Bye-bye turbin
La dame-pipi est l’avenir du chômeur
Si d’aventure vous êtes de passage à Bruxelles et qu’une envie perverse vous gagne d’engloutir une cheesy crust au Pizza Hut du boulevard Anspach, en plein centre-ville, vous ne serez pas déçu du voyage : à défaut d’un repas digeste, vous y trouverez des chiottes d’une blancheur phosphorescente, sentant bon l’hygiène industrielle et l’huile de coude ménagère. La satisfaction de pisser sur une faïence aussi immaculée que le sourire de George Clooney et d’appartenir du même coup à une clientèle choyée, sinon « premium », n’est toutefois pas incluse dans le prix de la pizza. Il vous en coûtera 50 centimes, comme l’indique le petit panneau posé sur le tréteau à la sortie, où le préposé au nettoyage est en train de s’éponger le front avant sa prochaine corvée de serpillière. C’est que le forçat des urinoirs doit les récurer de fond en comble tous les quarts d’heure, ce qui lui laisse peu de temps pour empocher son pourboire.

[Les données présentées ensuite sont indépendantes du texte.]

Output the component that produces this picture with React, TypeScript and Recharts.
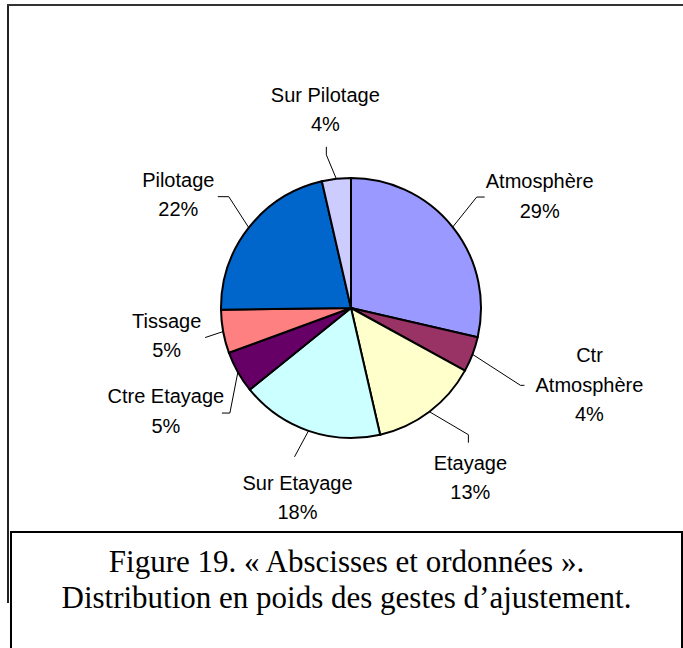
import { Cell, Pie, PieChart } from "recharts";

const CATEGORIES = [
  "Atmosphère",
  "Ctr Atmosphère",
  "Etayage",
  "Sur Etayage",
  "Ctre Etayage",
  "Tissage",
  "Pilotage",
  "Sur Pilotage",
];
const WEIGHTS = [28.6, 4.4, 13.4, 17.8, 5.2, 5.4, 21.6, 3.6];
const COLORS = ["#9999FF", "#993366", "#FFFFCC", "#CCFFFF", "#660066", "#FF8080", "#0066CC", "#CCCCFF"];

const data = CATEGORIES.map((name, i) => ({ name, value: WEIGHTS[i] }));

// leader line: edge point -> bend -> stub end, then text block offset from the stub end
type Leader = { bend: [number, number]; stub: [number, number]; text: [number, number]; wrap?: boolean };
const LEADERS: Leader[] = [
  { bend: [24, -30], stub: [8, 0], text: [55, -9] },
  { bend: [48, 31], stub: [4, 0], text: [65, -23], wrap: true },
  { bend: [39, 23], stub: [0, 8], text: [2, 27] },
  { bend: [-14, 26], stub: [0, 0], text: [3, 33] },
  { bend: [-8, 41], stub: [-8, 0], text: [-56, -10] },
  { bend: [-18, 6], stub: [0, 0], text: [-38.5, -10] },
  { bend: [-20, -31], stub: [-11, 0], text: [-39.5, -10] },
  { bend: [-10, -24], stub: [0, -8], text: [-1, -45] },
];

const LABEL_FONT = "'Liberation Sans', Arial, sans-serif";

function PieLabel(props: any) {
  const { cx, cy, midAngle, outerRadius, index, percent } = props;
  const rad = (-midAngle * Math.PI) / 180;
  const x0 = cx + outerRadius * Math.cos(rad);
  const y0 = cy + outerRadius * Math.sin(rad);
  const L = LEADERS[index];
  const x1 = x0 + L.bend[0];
  const y1 = y0 + L.bend[1];
  const x2 = x1 + L.stub[0];
  const y2 = y1 + L.stub[1];
  const name = CATEGORIES[index];
  const lines = L.wrap ? name.split(" ") : [name];
  lines.push(`${Math.round(percent * 100)}%`);
  const tx = x2 + L.text[0];
  const ty = y2 + L.text[1];
  return (
    <g>
      <polyline points={`${x0},${y0} ${x1},${y1} ${x2},${y2}`} fill="none" stroke="#000" strokeWidth={1} />
      <text x={tx} y={ty} textAnchor="middle" fontFamily={LABEL_FONT} fontSize={20} fill="#000">
        {lines.map((t, k) => (
          <tspan key={k} x={tx} dy={k === 0 ? 0 : 29.5}>
            {t}
          </tspan>
        ))}
      </text>
    </g>
  );
}

export default function App() {
  return (
    <div style={{ position: "absolute", left: 0, top: 0, width: 683, height: 648, background: "#fff", overflow: "hidden" }}>
      <div style={{ position: "absolute", left: 7, top: 4, width: 2, height: 599, background: "#222" }} />
      <div style={{ position: "absolute", left: 7, top: 4, width: 676, height: 2, background: "#333" }} />

      <div style={{ position: "absolute", left: 0, top: 0 }}>
        <PieChart width={683} height={530}>
          <Pie
            data={data}
            dataKey="value"
            nameKey="name"
            cx={346}
            cy={303}
            outerRadius={130}
            startAngle={90}
            endAngle={-270}
            stroke="#000"
            strokeWidth={2}
            labelLine={false}
            label={PieLabel}
            isAnimationActive={false}
          >
            {data.map((d, i) => (
              <Cell key={d.name} fill={COLORS[i]} />
            ))}
          </Pie>
        </PieChart>
      </div>

      <div
        style={{
          position: "absolute",
          left: 10,
          top: 531,
          width: 673,
          height: 130,
          boxSizing: "border-box",
          border: "2px solid #000",
          background: "#fff",
        }}
      />
      <div
        style={{
          position: "absolute",
          left: 10,
          top: 544,
          width: 673,
          textAlign: "center",
          fontFamily: "'Liberation Serif', 'Times New Roman', serif",
          fontSize: 31,
          lineHeight: "36px",
          color: "#000",
        }}
      >
        Figure 19. « Abscisses et ordonnées ».
        <br />
        Distribution en poids des gestes d’ajustement.
      </div>
    </div>
  );
}
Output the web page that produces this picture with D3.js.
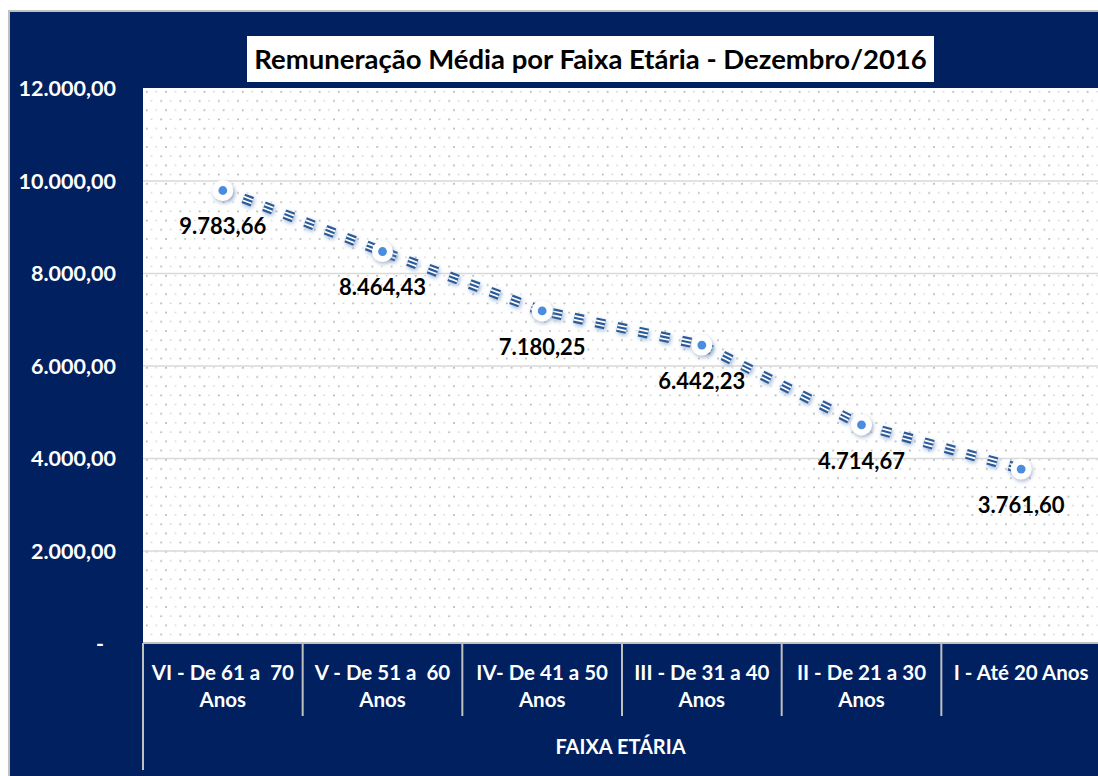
<!DOCTYPE html>
<html>
<head>
<meta charset="utf-8">
<script src="https://cdn.jsdelivr.net/npm/d3@7"></script>
<style>
  body { margin: 0; background: #fff; }
  text { font-family: Lato, "Noto Sans", sans-serif; font-weight: bold; white-space: pre; }
</style>
</head>
<body>
<svg id="chart" width="1098" height="776"></svg>
<script>
'use strict'

// chart data
var categories = ['VI - De 61 a  70 Anos', 'V - De 51 a  60 Anos', 'IV- De 41 a 50 Anos',
                  'III - De 31 a 40 Anos', 'II - De 21 a 30 Anos', 'I - Até 20 Anos']
var tickLines = [['VI - De 61 a  70', 'Anos'], ['V - De 51 a  60', 'Anos'], ['IV- De 41 a 50', 'Anos'],
                 ['III - De 31 a 40', 'Anos'], ['II - De 21 a 30', 'Anos'], ['I - Até 20 Anos']]
var values = [9783.66, 8464.43, 7180.25, 6442.23, 4714.67, 3761.60]
var yTicks = [0, 2000, 4000, 6000, 8000, 10000, 12000]
var title = 'Remuneração Média por Faixa Etária - Dezembro/2016'
var axisTitle = 'FAIXA ETÁRIA'

var navy = '#002060'
var lineBlue = '#2b5a98'

var svg = d3.select('#chart'),
    W = +svg.attr('width'),
    H = +svg.attr('height')

var plot = {left: 143, right: 1101, top: 88, bottom: 643}

var br = d3.formatLocale({decimal: ',', thousands: '.', grouping: [3], currency: ['R$', '']})
var fmt = br.format(',.2f')

var x = d3.scaleBand()
    .domain(categories)
    .range([plot.left, plot.right])

var y = d3.scaleLinear()
    .domain([0, 12000])
    .range([plot.bottom, plot.top])

var defs = svg.append('defs')

// dotted background pattern like the excel plot area
var pat = defs.append('pattern')
    .attr('id', 'dots')
    .attr('patternUnits', 'userSpaceOnUse')
    .attr('x', plot.left).attr('y', plot.top)
    .attr('width', 19.2).attr('height', 18.4)
pat.append('rect').attr('x', 3).attr('y', 3).attr('width', 1.6).attr('height', 1.6).attr('fill', '#a9a9a9')
pat.append('rect').attr('x', 12.6).attr('y', 3).attr('width', 1.3).attr('height', 1.3).attr('fill', '#c4c4c4')
pat.append('rect').attr('x', 7.8).attr('y', 12.2).attr('width', 1.3).attr('height', 1.3).attr('fill', '#c4c4c4')
pat.append('rect').attr('x', 17.4).attr('y', 12.2).attr('width', 1.6).attr('height', 1.6).attr('fill', '#a9a9a9')

var shadow = defs.append('filter').attr('id', 'shadow')
    .attr('x', '-50%').attr('y', '-50%').attr('width', '200%').attr('height', '200%')
shadow.append('feDropShadow')
    .attr('dx', 1).attr('dy', 2).attr('stdDeviation', 2.2)
    .attr('flood-color', '#5f86c0').attr('flood-opacity', 0.6)

var mshadow = defs.append('filter').attr('id', 'mshadow')
    .attr('x', '-80%').attr('y', '-80%').attr('width', '260%').attr('height', '260%')
mshadow.append('feDropShadow')
    .attr('dx', 1).attr('dy', 2).attr('stdDeviation', 2.2)
    .attr('flood-color', '#7f93b3').attr('flood-opacity', 0.65)

// frame
svg.append('rect').attr('x', 8).attr('y', 10).attr('width', W - 8).attr('height', H - 10).attr('fill', '#c0c0c0')
svg.append('rect').attr('x', 10).attr('y', 12).attr('width', W - 10).attr('height', H - 12).attr('fill', navy)

// plot area
svg.append('rect')
    .attr('x', plot.left).attr('y', plot.top)
    .attr('width', W - plot.left).attr('height', plot.bottom - plot.top)
    .attr('fill', '#fff')
svg.append('rect')
    .attr('x', plot.left).attr('y', plot.top)
    .attr('width', W - plot.left).attr('height', plot.bottom - plot.top)
    .attr('fill', 'url(#dots)')

// gridlines
var grid = svg.append('g')
    .attr('transform', 'translate(' + plot.left + ',0)')
    .call(d3.axisLeft(y).tickValues(yTicks.filter(d => d > 0 && d < 12000))
      .tickSize(-(W - plot.left)).tickFormat(''))
grid.select('.domain').remove()
grid.selectAll('line').attr('stroke', '#d9d9d9').attr('stroke-width', 1.5)

// y axis labels
var yAxis = svg.append('g')
    .attr('transform', 'translate(116,0)')
    .call(d3.axisLeft(y).tickValues(yTicks).tickSize(0).tickPadding(0)
      .tickFormat(d => d == 0 ? '-' : fmt(d)))
yAxis.select('.domain').remove()
yAxis.selectAll('text')
    .attr('fill', '#fff')
    .style('font-size', '21.5px')
    .style('font-family', null)
    .attr('dy', '0.35em')
yAxis.selectAll('.tick').filter(d => d == 0).select('text').attr('x', -12)

// x axis (categories)
svg.append('line')
    .attr('x1', plot.left).attr('x2', W)
    .attr('y1', plot.bottom).attr('y2', plot.bottom)
    .attr('stroke', '#c0c0c0').attr('stroke-width', 2)

svg.selectAll('.sep')
  .data(categories)
  .enter().append('line')
    .attr('class', 'sep')
    .attr('x1', d => x(d)).attr('x2', d => x(d))
    .attr('y1', plot.bottom)
    .attr('y2', (d, i) => i == 0 ? 770 : 716)
    .attr('stroke', '#c0c0c0').attr('stroke-width', 2)

var xAxis = svg.append('g')
    .attr('transform', 'translate(0,' + plot.bottom + ')')
    .call(d3.axisBottom(x).tickSize(0).tickPadding(0))
xAxis.select('.domain').remove()
xAxis.selectAll('text').each(function(d, i) {
  let t = d3.select(this).text('')
    .attr('y', 30).attr('dy', 0)
    .attr('fill', '#fff')
    .style('font-size', '20.5px')
    .style('font-family', null)
  tickLines[i].forEach((s, j) => {
    t.append('tspan').attr('x', 0).attr('dy', j == 0 ? '0.35em' : 27).text(s)
  })
})

svg.append('text')
    .attr('x', (plot.left + W) / 2)
    .attr('y', 747)
    .attr('dy', '0.35em')
    .attr('text-anchor', 'middle')
    .attr('fill', '#fff')
    .style('font-size', '20px')
    .text(axisTitle)

// series
var data = categories.map((c, i) => ({cat: c, v: values[i]}))
var cx = d => x(d.cat) + x.bandwidth() / 2

var line = d3.line().x(cx).y(d => y(d.v))

var serie = svg.append('g').attr('filter', 'url(#shadow)')
serie.append('path').datum(data)
    .attr('d', line).attr('fill', 'none')
    .attr('stroke', lineBlue).attr('stroke-width', 10)
    .attr('stroke-dasharray', '9.5,12.5')
serie.append('path').datum(data)
    .attr('d', line).attr('fill', 'none')
    .attr('stroke', '#fff').attr('stroke-width', 5.6)
    .attr('stroke-dasharray', '9.5,12.5')
serie.append('path').datum(data)
    .attr('d', line).attr('fill', 'none')
    .attr('stroke', lineBlue).attr('stroke-width', 2.2)
    .attr('stroke-dasharray', '9.5,12.5')

var marks = svg.selectAll('.mark')
  .data(data)
  .enter().append('g')
    .attr('class', 'mark')
    .attr('transform', d => 'translate(' + cx(d) + ',' + y(d.v) + ')')
marks.append('circle').attr('r', 10.5).attr('fill', '#fff').attr('filter', 'url(#mshadow)')
marks.append('circle').attr('r', 4.4).attr('fill', '#4a8de0')

svg.selectAll('.lbl')
  .data(data)
  .enter().append('text')
    .attr('class', 'lbl')
    .attr('x', cx)
    .attr('y', d => y(d.v) + 36)
    .attr('dy', '0.35em')
    .attr('text-anchor', 'middle')
    .attr('fill', '#000')
    .style('font-size', '22px')
    .text(d => fmt(d.v))

// title
svg.append('rect')
    .attr('x', 247).attr('y', 36).attr('width', 687).attr('height', 46)
    .attr('fill', '#fff')
svg.append('text')
    .attr('x', 590.5).attr('y', 59)
    .attr('dy', '0.35em')
    .attr('text-anchor', 'middle')
    .attr('fill', '#000')
    .style('font-size', '27.5px')
    .text(title)
</script>
</body>
</html>
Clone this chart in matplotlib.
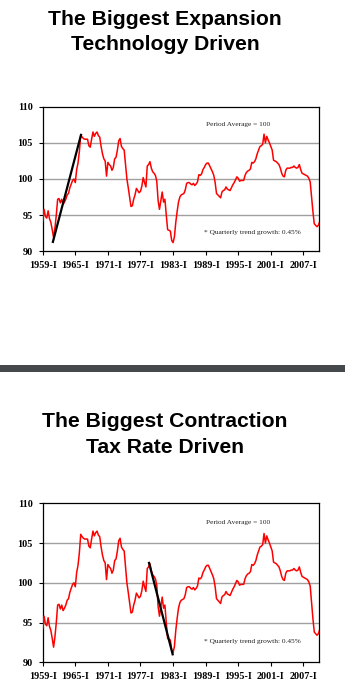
import numpy as np
import matplotlib
matplotlib.use("Agg")
import matplotlib.pyplot as plt
from matplotlib.patches import Rectangle

# index, period average = 100, quarterly from 1959-I
index_values = [
    94.2, 95.8, 94.8, 94.6, 95.6, 94.5, 94.0, 93.0, 91.9, 93.2,
    95.0, 97.2, 97.3, 96.7, 97.2, 96.5, 96.8, 97.2, 97.8, 98.0,
    98.8, 99.3, 99.8, 100.0, 99.5, 101.3, 102.2, 103.8, 106.1, 105.8,
    105.6, 105.5, 105.5, 105.5, 104.6, 104.4, 105.5, 106.5, 105.9, 106.3,
    106.5, 106.0, 105.8, 104.5, 103.5, 102.8, 102.5, 100.4, 102.3, 102.0,
    101.8, 101.2, 101.6, 102.8, 103.0, 104.0, 105.3, 105.6, 104.5, 104.2,
    104.0, 102.0, 100.0, 98.8, 97.5, 96.2, 96.3, 97.2, 97.8, 98.7,
    98.4, 98.1, 98.3, 99.0, 100.2, 99.5, 98.9, 101.8, 102.0, 102.4,
    101.5, 101.0, 100.8, 100.5, 99.7, 97.0, 95.8, 97.0, 98.2, 96.8,
    97.2, 95.0, 93.0, 92.9, 92.8, 91.5, 91.2, 92.0, 94.0, 95.5,
    96.8, 97.5, 97.8, 97.9, 98.0, 98.5, 99.4, 99.5, 99.5, 99.3,
    99.2, 99.4, 99.1, 99.3, 99.6, 100.6, 100.5, 100.7, 101.3, 101.6,
    102.0, 102.2, 102.2, 101.8, 101.4, 101.0, 100.5, 99.5, 98.0, 97.8,
    97.6, 97.4, 98.2, 98.4, 98.5, 98.9, 98.6, 98.5, 98.4, 98.8,
    99.2, 99.5, 99.9, 100.3, 100.1, 99.7, 99.8, 99.8, 99.8, 100.5,
    100.9, 101.1, 101.2, 101.4, 102.3, 102.2, 102.4, 102.8, 103.5, 104.0,
    104.5, 104.6, 104.8, 106.2, 105.0, 105.9, 105.4, 105.0, 104.5, 104.0,
    102.6, 102.5, 102.4, 102.2, 102.0, 101.5, 100.8, 100.4, 100.3, 101.2,
    101.5, 101.5, 101.5, 101.6, 101.6, 101.8, 101.6, 101.5, 101.6, 102.0,
    101.3, 100.8, 100.7, 100.6, 100.5, 100.4, 100.1, 99.6, 97.5, 95.5,
    93.8, 93.6, 93.4, 93.6, 94.1,
]

tick_labels = ["1959-I", "1965-I", "1971-I", "1977-I", "1983-I",
               "1989-I", "1995-I", "2001-I", "2007-I"]

# trend segments (quarter index, value)
expansion_q = [7.5, 28.2]
expansion_v = [91.3, 106.1]
contraction_q = [78.3, 95.7]
contraction_v = [102.5, 91.0]

titles_top = ["The Biggest Expansion", "Technology Driven"]
titles_bottom = ["The Biggest Contraction", "Tax Rate Driven"]

SERIF = "Liberation Serif"
SANS = "Liberation Sans"


def draw_panel(ax, seg_q, seg_v):
    x = np.arange(len(index_values))
    for g in [95, 100, 105]:
        ax.axhline(g, color="#a0a0a0", linewidth=1.0, zorder=1)
    ax.plot(x, index_values, color="red", linewidth=1.1, zorder=3)
    ax.plot(seg_q, seg_v, color="black", linewidth=1.6, zorder=4)

    ax.set_xlim(0, 203.5)
    ax.set_ylim(90, 110)
    ax.set_xticks(np.arange(0, 24 * len(tick_labels), 24))
    ax.set_xticklabels(tick_labels)
    ax.set_yticks([90, 95, 100, 105, 110])
    for lab in ax.get_xticklabels() + ax.get_yticklabels():
        lab.set_fontfamily(SERIF)
        lab.set_fontweight("bold")
        lab.set_fontsize(7.3)
    ax.tick_params(axis="x", length=3, width=0.8, pad=4)
    ax.tick_params(axis="y", length=3, width=0.8, pad=4)
    for s in ax.spines.values():
        s.set_linewidth(0.9)
        s.set_color("black")

    ax.text(144, 107.6, "Period Average = 100", fontsize=5.3,
            family=SERIF, ha="center", va="center", color="#222222")
    ax.text(118.5, 92.6, "* Quarterly trend growth: 0.45%", fontsize=5.3,
            family=SERIF, ha="left", va="center", color="#222222")


fig = plt.figure(figsize=(3.45, 6.87), dpi=100)

ax1 = fig.add_axes([0.1238, 0.6342, 0.8009, 0.2105])
draw_panel(ax1, expansion_q, expansion_v)

ax2 = fig.add_axes([0.1238, 0.0360, 0.8009, 0.2314])
draw_panel(ax2, contraction_q, contraction_v)

# titles
fig.text(0.478, 0.971, titles_top[0], family=SANS, fontweight="bold",
         fontsize=15.2, ha="center", va="center")
fig.text(0.478, 0.9345, titles_top[1], family=SANS, fontweight="bold",
         fontsize=15.2, ha="center", va="center")
fig.text(0.478, 0.386, titles_bottom[0], family=SANS, fontweight="bold",
         fontsize=15.2, ha="center", va="center")
fig.text(0.478, 0.348, titles_bottom[1], family=SANS, fontweight="bold",
         fontsize=15.2, ha="center", va="center")

# separator bar
fig.patches.append(Rectangle((0, 0.459), 1, 0.0097, transform=fig.transFigure,
                             facecolor="#46494c", edgecolor="none"))

fig.savefig("out.png", dpi=100)
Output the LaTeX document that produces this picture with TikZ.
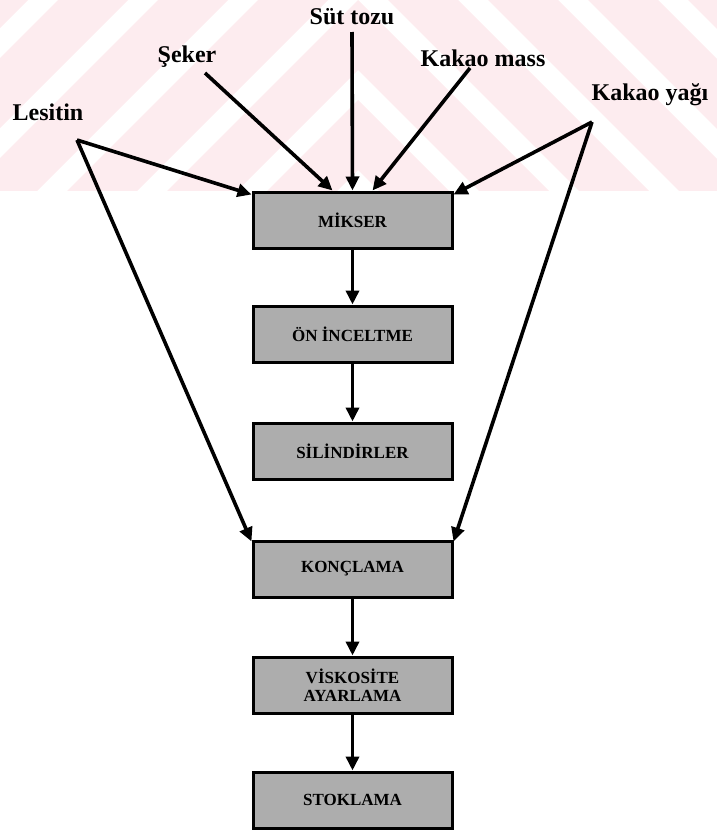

Qu’il soit occupé ou non, notez que vous pouvez fort bien vous abstenir de cracher au bassinet. La direction a interdit en effet au nettoyeur de réclamer son dû à haute voix, par souci impérieux de ne point incommoder la clientèle. Tout ce qu’il a le droit de faire, le nettoyeur, c’est espérer que vous ne détournerez pas le regard de sa soucoupe et que vous consentirez à y jeter un peu de petite monnaie. Sinon, tant pis pour lui.
Si cela vous étonne que l’entretien des WC – tâche notoirement la plus dure et la plus stratégique dans le secteur de la restauration – soit rémunéré en pièces jaunes au bon vouloir du consommateur, vous pouvez toujours appeler le gérant, qui se fera une joie de vous affranchir. Reliefs d’acné juvénile et sourire en fente de tirelire, le zozo paraît avoir été démoulé le matin même par une école de commerce. « J’espère que le monsieur, enfin, le monsieur "dame pipi" ne vous a pas importuné ? », s’enquiert-il, tandis que l’intéressé glisse furtivement un regard inquiet par la porte entrouverte des gogues. Non non, pas du tout, s’empresse-t-on de corriger le manager, que l’on pressent rapide à s’emporter lorsqu’il ne suce pas son pouce. Ce qui nous importune en revanche, lui explique-t-on, c’est la politique de Pizza Hut consistant à refuser un salaire en bonne et due forme au valeureux travailleur affecté au lessivage de nos mictions. « Oh, vous n’êtes pas les premiers à vous plaindre, même si d’habitude les gens se plaignent surtout pour les 50 centimes… » Et le poussin dirlo d’ajouter : « C’est la nouvelle politique de la maison, la façon la plus efficace qu’on ait trouvé pour assurer la propreté des toilettes, qui est un vrai problème dans le centre de Bruxelles. En face, au McDonald’s, ils font pareil. » Pas de salaire, pas de statut, pas de droits : la formule magique pour optimiser le rendement. Sait-il au moins combien de sous son nettoyeur peut espérer comptabiliser à la fin du mois ? « J’en sais rien. Ce n’est pas mon problème puisqu’il n’appartient pas à l’équipe du restaurant. »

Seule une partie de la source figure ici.